* Goal: Work through the material below line by line and say how many lines include the word "that". Only the number, please.

* Records for the task:
════

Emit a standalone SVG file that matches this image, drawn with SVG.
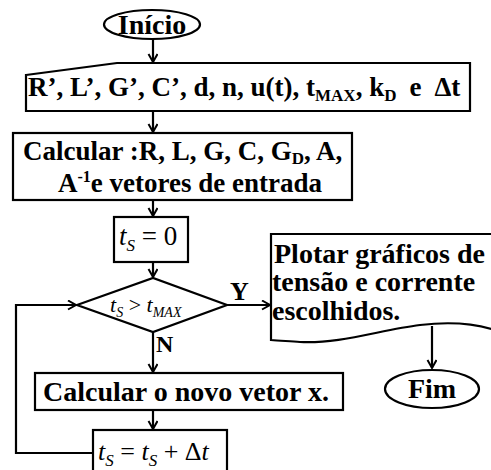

════

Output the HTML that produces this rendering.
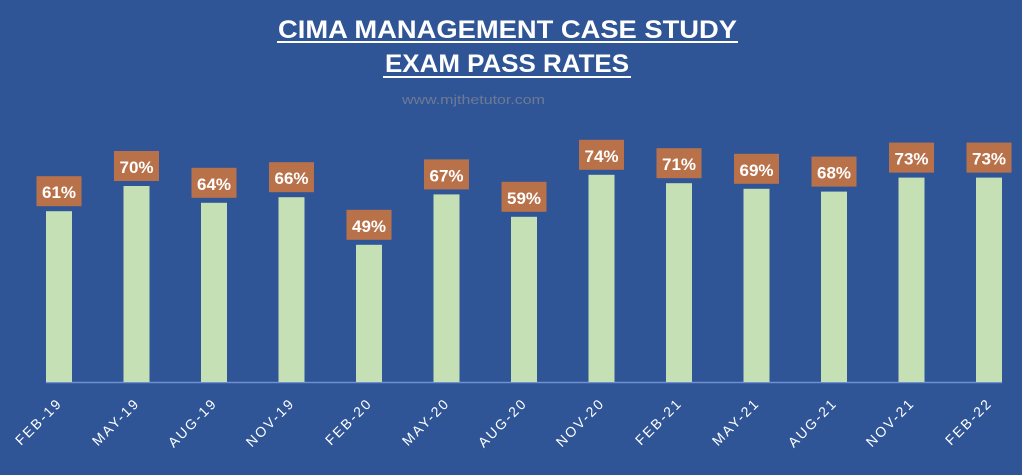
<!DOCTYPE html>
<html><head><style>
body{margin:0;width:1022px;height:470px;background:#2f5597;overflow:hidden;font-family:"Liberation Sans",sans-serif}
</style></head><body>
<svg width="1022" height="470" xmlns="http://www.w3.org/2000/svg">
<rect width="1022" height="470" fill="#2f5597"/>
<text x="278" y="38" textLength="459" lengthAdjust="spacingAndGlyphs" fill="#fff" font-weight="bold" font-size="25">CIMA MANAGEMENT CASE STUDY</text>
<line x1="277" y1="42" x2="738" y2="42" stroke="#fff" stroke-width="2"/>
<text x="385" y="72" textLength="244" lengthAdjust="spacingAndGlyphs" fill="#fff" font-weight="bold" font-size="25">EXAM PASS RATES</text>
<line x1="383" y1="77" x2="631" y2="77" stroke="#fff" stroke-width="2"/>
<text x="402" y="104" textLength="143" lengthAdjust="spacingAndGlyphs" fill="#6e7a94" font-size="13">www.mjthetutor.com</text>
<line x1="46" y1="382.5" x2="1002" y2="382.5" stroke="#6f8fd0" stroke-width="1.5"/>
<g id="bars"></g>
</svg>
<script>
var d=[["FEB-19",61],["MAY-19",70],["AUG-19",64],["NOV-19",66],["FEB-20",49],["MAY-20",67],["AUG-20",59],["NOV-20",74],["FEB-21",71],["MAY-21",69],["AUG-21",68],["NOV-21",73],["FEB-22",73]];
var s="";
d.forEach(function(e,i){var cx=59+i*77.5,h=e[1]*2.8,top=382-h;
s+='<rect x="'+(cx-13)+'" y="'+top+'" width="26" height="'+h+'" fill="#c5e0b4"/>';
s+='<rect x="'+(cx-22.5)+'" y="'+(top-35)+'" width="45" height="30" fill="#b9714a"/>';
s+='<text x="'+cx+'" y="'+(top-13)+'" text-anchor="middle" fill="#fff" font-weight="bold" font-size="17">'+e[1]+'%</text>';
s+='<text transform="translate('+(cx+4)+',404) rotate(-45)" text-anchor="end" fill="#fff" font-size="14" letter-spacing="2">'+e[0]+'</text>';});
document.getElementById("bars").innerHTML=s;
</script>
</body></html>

════

* The solution: 2